■ **Exercise prompt**:
Pictures stay out. Extract the lines below from the first one through the line with "ORANGE = '#D95319'", both included.

■ **Given information**:
--

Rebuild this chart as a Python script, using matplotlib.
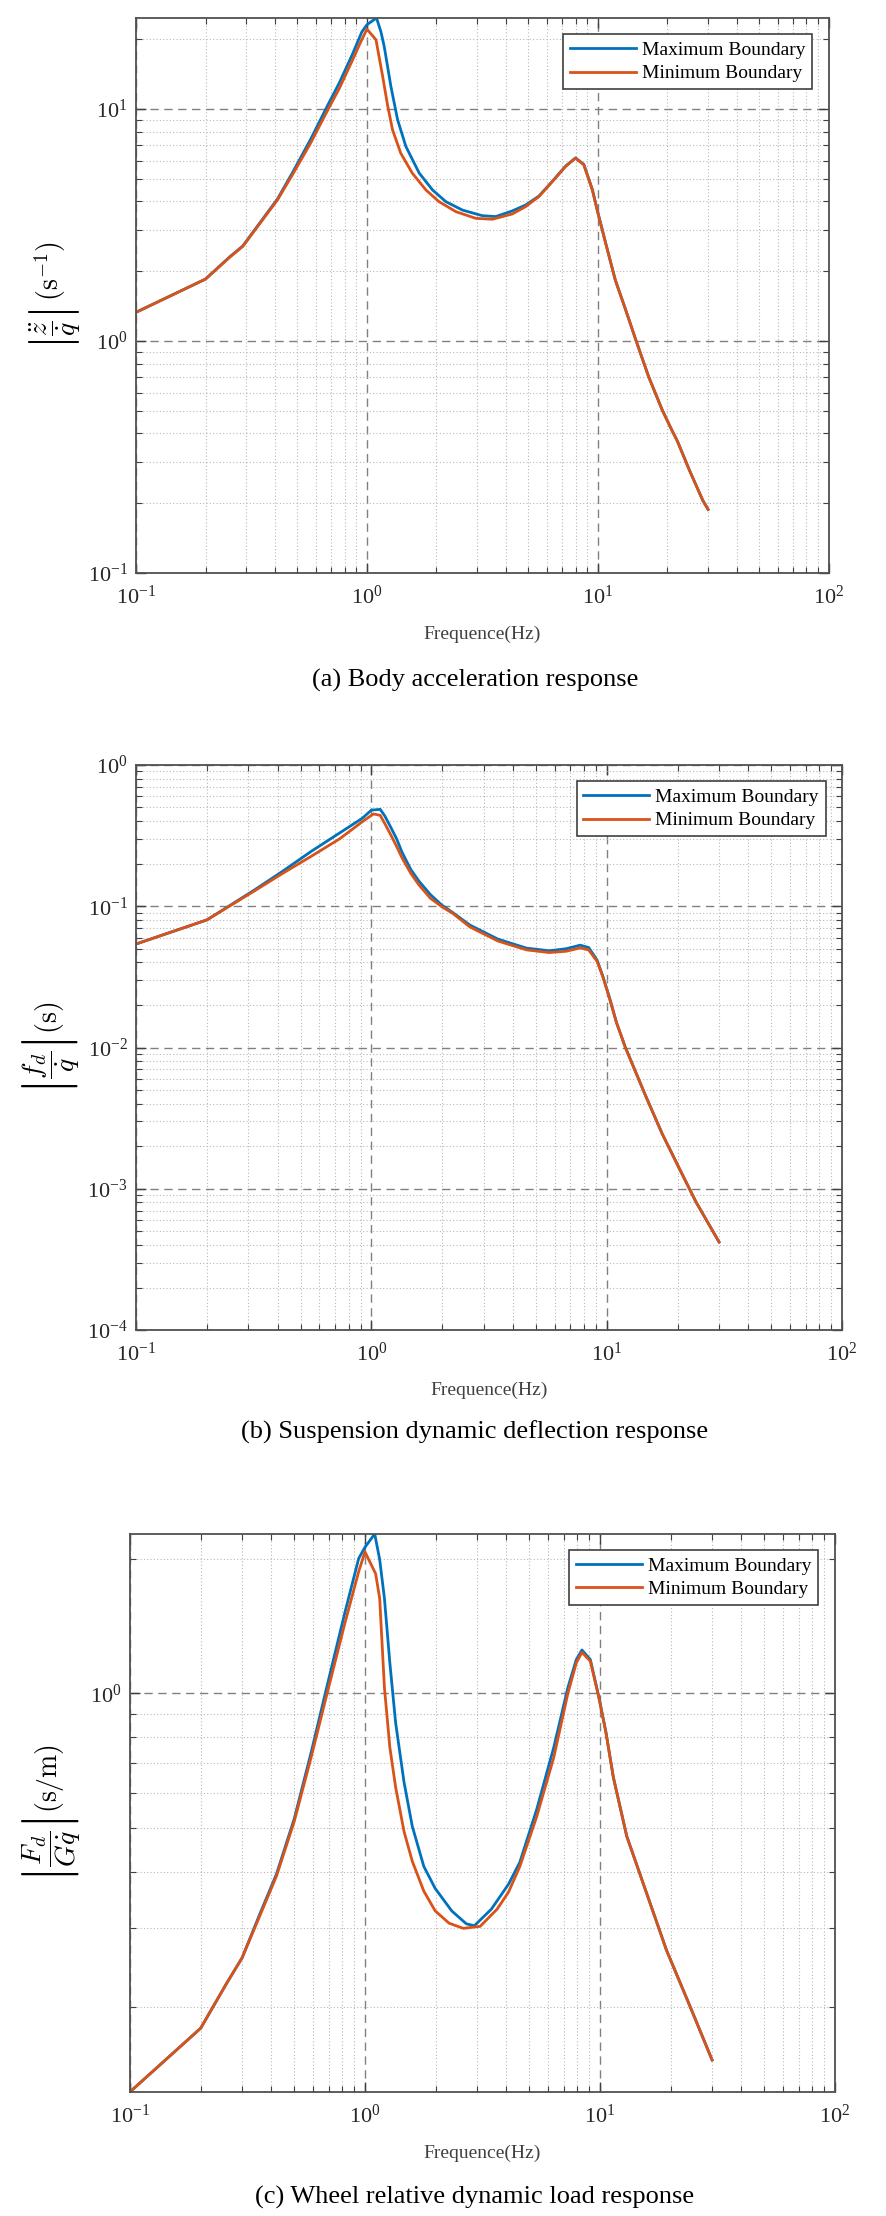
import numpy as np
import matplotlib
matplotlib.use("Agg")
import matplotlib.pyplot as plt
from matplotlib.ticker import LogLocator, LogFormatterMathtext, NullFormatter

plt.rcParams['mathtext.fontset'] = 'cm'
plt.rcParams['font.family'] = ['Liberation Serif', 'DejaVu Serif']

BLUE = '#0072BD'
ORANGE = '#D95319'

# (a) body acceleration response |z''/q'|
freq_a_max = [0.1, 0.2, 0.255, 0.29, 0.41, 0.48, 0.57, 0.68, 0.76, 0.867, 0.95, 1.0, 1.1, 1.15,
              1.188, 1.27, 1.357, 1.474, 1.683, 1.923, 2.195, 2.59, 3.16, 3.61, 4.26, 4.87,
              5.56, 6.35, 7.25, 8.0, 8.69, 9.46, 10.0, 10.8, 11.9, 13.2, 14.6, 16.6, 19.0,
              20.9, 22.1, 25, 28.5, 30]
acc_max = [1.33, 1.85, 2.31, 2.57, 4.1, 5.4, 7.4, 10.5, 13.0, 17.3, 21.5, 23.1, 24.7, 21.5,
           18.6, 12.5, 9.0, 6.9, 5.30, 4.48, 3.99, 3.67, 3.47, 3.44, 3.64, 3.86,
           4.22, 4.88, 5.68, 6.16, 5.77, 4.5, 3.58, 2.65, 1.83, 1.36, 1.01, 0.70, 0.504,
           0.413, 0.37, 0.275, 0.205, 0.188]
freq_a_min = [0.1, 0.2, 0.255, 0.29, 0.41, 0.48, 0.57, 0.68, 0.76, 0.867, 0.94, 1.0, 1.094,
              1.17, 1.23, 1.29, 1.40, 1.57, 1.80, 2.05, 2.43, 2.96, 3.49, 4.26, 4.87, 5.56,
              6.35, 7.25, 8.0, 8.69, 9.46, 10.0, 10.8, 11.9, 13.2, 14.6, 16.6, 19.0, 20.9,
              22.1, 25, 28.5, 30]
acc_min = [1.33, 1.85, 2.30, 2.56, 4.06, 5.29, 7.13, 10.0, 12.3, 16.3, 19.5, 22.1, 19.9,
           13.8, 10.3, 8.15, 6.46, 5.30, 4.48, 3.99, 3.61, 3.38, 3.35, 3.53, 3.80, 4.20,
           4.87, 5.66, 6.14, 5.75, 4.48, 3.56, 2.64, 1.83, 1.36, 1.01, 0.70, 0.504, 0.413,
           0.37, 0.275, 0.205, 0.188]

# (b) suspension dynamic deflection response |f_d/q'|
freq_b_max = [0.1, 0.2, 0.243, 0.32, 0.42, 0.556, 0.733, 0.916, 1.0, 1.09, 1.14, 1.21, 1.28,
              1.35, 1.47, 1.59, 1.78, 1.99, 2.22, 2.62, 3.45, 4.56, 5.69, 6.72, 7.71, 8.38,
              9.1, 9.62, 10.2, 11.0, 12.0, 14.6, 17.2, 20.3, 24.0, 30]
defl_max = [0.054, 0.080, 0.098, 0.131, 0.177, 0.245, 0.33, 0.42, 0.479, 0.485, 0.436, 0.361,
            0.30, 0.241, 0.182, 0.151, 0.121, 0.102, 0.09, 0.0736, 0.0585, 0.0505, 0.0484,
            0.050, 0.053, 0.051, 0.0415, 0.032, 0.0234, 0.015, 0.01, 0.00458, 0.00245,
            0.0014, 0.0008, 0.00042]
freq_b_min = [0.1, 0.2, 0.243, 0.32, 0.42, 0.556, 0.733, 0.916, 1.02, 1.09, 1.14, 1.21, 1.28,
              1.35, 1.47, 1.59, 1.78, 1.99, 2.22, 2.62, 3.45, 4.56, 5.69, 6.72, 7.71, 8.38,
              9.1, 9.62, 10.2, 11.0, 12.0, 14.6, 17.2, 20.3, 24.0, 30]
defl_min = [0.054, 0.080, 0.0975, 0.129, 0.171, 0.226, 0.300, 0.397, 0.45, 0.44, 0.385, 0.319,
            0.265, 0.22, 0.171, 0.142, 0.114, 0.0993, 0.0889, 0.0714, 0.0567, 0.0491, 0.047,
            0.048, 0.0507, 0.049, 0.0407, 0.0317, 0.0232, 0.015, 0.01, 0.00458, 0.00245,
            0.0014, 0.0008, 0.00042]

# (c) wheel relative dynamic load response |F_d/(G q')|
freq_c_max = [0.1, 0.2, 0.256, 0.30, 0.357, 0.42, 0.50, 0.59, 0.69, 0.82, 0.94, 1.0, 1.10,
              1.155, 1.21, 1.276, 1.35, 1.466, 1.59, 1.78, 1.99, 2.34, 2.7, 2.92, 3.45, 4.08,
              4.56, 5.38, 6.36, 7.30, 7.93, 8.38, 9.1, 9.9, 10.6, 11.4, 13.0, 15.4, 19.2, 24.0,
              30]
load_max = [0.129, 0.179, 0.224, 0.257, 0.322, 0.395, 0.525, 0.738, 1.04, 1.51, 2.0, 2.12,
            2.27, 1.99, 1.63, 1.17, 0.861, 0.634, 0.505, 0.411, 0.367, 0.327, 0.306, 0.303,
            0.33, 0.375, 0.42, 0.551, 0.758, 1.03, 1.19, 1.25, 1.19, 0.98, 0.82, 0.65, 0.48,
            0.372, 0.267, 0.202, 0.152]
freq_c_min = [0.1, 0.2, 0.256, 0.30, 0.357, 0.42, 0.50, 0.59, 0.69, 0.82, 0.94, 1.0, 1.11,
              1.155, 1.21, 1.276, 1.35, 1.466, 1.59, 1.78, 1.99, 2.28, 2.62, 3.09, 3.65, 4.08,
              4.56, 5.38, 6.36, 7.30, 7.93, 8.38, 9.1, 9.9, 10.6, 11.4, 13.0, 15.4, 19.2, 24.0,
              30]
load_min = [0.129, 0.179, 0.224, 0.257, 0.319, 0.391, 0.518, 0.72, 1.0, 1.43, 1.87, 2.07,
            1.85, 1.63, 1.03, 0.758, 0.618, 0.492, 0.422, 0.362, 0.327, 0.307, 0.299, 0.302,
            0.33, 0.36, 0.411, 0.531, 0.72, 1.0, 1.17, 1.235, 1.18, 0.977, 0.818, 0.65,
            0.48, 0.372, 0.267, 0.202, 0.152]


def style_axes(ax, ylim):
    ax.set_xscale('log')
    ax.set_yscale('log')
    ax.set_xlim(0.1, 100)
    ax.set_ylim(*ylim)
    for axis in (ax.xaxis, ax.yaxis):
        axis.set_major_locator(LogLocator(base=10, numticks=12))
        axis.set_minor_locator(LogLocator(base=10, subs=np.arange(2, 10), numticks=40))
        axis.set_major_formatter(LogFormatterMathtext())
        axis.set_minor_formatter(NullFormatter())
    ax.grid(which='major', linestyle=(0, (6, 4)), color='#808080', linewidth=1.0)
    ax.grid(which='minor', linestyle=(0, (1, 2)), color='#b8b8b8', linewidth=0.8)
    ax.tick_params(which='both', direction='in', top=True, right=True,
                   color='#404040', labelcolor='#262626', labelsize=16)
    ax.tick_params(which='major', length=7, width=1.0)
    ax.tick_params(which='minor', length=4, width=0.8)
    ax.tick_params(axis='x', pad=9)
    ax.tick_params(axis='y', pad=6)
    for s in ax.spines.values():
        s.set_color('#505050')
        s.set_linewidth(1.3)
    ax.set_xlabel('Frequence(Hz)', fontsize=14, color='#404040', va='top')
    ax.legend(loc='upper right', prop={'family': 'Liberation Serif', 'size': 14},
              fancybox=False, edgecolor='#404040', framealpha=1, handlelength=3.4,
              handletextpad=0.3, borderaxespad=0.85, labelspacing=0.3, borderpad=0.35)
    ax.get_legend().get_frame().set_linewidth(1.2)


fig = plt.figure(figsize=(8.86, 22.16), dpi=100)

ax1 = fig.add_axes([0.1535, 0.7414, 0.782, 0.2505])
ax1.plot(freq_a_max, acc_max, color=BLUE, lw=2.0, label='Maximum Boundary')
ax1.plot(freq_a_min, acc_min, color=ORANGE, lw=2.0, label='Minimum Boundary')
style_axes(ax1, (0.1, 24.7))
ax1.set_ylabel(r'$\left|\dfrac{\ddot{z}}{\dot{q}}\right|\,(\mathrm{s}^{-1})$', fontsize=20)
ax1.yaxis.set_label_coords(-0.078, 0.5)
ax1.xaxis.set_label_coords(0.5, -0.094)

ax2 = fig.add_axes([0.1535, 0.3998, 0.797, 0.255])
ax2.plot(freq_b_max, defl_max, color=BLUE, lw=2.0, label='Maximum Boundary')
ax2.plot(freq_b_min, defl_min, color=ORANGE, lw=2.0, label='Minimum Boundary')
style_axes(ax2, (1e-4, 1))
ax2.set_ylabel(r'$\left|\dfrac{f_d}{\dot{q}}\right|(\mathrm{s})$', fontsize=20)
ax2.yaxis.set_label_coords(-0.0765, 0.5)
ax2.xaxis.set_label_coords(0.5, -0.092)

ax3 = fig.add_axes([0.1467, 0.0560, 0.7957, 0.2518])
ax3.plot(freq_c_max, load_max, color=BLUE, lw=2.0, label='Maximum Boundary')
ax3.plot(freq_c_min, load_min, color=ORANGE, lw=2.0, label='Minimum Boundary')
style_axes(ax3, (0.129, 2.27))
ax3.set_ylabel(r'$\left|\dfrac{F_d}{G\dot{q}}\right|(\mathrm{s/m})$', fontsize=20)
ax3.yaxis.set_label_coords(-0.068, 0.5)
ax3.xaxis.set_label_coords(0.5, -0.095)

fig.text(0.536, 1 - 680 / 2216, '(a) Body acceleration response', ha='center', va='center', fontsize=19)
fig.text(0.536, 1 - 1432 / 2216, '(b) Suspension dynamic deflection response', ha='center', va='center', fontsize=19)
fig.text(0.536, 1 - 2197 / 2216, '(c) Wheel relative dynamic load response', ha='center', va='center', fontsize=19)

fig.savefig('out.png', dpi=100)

--

■ **Exercise response**:
Rebuild this chart as a Python script, using matplotlib.
import numpy as np
import matplotlib
matplotlib.use("Agg")
import matplotlib.pyplot as plt
from matplotlib.ticker import LogLocator, LogFormatterMathtext, NullFormatter

plt.rcParams['mathtext.fontset'] = 'cm'
plt.rcParams['font.family'] = ['Liberation Serif', 'DejaVu Serif']

BLUE = '#0072BD'
ORANGE = '#D95319'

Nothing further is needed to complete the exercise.